Much like the movie industry, video games have a built-in marketing advantage, because so much of its audience is passionate players eager to learn all they can about upcoming titles. That means much of the marketing around games — including screen shots, trailers and demos — is viewed as entertainment by this audience, which is increasingly willing to provide personal information in order to get at that content.
“In terms of direct marketing, we can track the people who are interested in particular types of games, which is very helpful to gaming brands trying to determine their target audience,” notes Kevin Barenblat, co-founder/CEO of San Francisco-based social marketing company Context Optional, which has run a number of successful game-themed applications for publishers on Facebook and other social networking sites.
“Games are naturally social and so to take a game and make a social-networking version is very compelling,” Barenblat continues. “In many ways, these programs are similar to companies using banners to drive consumers to a microsite, but instead of taking them outside the social network, we’re building the app right into Facebook.”

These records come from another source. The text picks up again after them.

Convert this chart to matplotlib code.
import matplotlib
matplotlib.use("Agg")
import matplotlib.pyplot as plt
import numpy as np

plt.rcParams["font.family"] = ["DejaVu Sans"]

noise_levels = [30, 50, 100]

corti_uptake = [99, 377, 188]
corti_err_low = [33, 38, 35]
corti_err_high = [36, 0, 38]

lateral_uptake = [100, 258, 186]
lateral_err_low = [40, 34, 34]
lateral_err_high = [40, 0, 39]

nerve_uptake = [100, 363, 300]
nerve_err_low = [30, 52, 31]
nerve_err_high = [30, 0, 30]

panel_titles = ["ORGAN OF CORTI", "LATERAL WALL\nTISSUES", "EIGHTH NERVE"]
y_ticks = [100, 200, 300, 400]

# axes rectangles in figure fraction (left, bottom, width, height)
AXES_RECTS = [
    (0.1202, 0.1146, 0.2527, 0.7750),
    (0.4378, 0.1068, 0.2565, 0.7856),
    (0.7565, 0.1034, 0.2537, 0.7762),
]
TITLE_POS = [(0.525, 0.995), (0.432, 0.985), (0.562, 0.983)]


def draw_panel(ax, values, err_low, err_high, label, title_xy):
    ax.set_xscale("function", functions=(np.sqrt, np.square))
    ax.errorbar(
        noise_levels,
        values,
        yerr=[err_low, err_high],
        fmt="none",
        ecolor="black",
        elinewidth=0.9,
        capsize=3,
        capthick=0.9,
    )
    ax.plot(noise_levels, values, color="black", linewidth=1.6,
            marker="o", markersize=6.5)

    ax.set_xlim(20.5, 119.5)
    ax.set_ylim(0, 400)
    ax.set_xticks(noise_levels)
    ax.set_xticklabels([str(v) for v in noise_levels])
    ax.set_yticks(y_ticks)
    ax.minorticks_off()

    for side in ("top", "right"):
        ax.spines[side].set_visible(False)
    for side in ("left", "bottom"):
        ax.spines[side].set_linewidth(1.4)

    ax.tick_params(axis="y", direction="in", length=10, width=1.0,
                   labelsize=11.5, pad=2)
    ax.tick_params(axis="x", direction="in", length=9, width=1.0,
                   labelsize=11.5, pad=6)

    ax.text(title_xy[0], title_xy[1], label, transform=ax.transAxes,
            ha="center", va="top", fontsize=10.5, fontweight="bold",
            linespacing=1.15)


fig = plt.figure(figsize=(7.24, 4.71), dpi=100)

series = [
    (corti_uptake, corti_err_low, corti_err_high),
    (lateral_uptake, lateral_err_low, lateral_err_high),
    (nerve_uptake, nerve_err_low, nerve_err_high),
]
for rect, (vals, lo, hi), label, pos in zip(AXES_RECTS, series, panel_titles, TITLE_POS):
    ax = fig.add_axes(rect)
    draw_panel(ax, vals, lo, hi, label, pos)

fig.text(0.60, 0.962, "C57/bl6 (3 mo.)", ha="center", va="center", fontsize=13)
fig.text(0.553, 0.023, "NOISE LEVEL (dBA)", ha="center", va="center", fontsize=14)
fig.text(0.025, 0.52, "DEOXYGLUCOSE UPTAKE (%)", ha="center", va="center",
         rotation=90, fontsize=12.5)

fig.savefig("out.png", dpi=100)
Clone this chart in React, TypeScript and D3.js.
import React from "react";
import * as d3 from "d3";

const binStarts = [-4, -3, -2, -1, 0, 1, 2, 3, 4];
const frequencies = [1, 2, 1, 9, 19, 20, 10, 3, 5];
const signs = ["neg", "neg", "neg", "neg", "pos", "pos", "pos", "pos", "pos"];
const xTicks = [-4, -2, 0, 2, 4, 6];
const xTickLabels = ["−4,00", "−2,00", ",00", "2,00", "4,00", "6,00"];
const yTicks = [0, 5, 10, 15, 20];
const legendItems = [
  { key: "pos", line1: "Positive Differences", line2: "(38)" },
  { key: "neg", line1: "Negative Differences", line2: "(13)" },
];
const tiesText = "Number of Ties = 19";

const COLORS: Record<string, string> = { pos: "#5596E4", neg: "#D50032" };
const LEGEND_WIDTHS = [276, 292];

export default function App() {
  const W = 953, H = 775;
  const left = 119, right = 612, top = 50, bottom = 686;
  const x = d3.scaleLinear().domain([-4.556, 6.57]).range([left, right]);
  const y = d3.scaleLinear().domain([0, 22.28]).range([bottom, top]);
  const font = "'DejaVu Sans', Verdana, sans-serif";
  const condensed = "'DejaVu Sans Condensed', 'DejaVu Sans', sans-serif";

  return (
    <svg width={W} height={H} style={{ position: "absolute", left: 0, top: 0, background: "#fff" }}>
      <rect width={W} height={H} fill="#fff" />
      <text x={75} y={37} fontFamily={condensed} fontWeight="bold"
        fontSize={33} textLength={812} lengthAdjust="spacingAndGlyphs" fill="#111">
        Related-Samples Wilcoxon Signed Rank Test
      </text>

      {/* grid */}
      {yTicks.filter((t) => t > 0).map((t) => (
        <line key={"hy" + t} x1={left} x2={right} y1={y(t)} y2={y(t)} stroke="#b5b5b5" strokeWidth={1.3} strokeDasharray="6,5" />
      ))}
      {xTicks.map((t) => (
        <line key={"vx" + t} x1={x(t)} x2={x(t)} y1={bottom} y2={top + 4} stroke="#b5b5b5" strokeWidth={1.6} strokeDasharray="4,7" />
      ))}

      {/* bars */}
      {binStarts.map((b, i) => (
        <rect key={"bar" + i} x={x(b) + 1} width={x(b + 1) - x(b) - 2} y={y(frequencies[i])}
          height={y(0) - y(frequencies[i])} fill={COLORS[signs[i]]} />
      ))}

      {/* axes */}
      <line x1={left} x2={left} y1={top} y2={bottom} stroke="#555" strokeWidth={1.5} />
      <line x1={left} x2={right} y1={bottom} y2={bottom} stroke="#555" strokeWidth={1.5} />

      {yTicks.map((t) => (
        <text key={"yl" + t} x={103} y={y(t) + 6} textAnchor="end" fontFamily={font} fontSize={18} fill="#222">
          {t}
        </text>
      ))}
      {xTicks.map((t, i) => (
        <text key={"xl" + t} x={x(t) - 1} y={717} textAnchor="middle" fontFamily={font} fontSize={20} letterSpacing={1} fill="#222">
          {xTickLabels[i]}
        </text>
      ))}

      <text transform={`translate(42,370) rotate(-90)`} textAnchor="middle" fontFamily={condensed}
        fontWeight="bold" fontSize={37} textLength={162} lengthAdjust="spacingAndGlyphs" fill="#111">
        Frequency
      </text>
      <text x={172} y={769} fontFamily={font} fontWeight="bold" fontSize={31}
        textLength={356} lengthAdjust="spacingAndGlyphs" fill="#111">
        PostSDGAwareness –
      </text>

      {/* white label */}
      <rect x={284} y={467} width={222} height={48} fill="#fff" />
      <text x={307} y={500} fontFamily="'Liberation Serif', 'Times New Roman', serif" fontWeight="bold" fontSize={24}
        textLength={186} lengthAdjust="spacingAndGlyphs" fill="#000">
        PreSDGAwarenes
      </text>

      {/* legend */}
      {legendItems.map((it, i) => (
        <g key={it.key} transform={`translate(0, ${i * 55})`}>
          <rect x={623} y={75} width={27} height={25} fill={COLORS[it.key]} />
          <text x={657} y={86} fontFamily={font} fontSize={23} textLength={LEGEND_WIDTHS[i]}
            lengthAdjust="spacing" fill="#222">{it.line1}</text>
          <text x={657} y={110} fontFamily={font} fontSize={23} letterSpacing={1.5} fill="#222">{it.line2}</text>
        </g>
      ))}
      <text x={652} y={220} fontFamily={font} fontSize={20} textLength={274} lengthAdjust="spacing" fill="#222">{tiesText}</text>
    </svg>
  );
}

Video game publishers are still using straight banner ads online, but are also increasingly looking to augment those buys with more targeted programs, says Keith Kane, SVP of marketing and sales for online entertainment portal Giant Realm.
“Publishers know they have to reach the right audience quickly and [turn to] contests, tailored editorial, contextual ads and sponsored tournaments that are essentially branded entertainment,” he explains. “With the right program on the right site, we can get up to [a] 12% click-through [rate].”
And, despite the sheer volume of dedicated gaming Web sites, publishers and console makers also realize that video games are a lifestyle, so they are expanding their programs to include music, fashion and even collectible-themed blogs and portals.
“We look at the game title and then try to figure out what content we can create that will appeal to core bloggers and lifestyle sites,” explains Jeff Tammes, SVP of strategic marketing at Cornerstone Promotion. “In the case of 2K Games’ BioShock, we had Moby remix some the game’s soundtrack and then offered it to music sites like Pitchfork and StereoGum.”
“Consumers know these are branded campaigns,” adds Hyder Rabbani, VP of sales and business development for Brickfish. “But you need a launch platform to kick [them] off, so we recommend initially leveraging high-traffic Web sites or home pages and a targeted blast to a group of online gaming forums that direct people to a specific URL.”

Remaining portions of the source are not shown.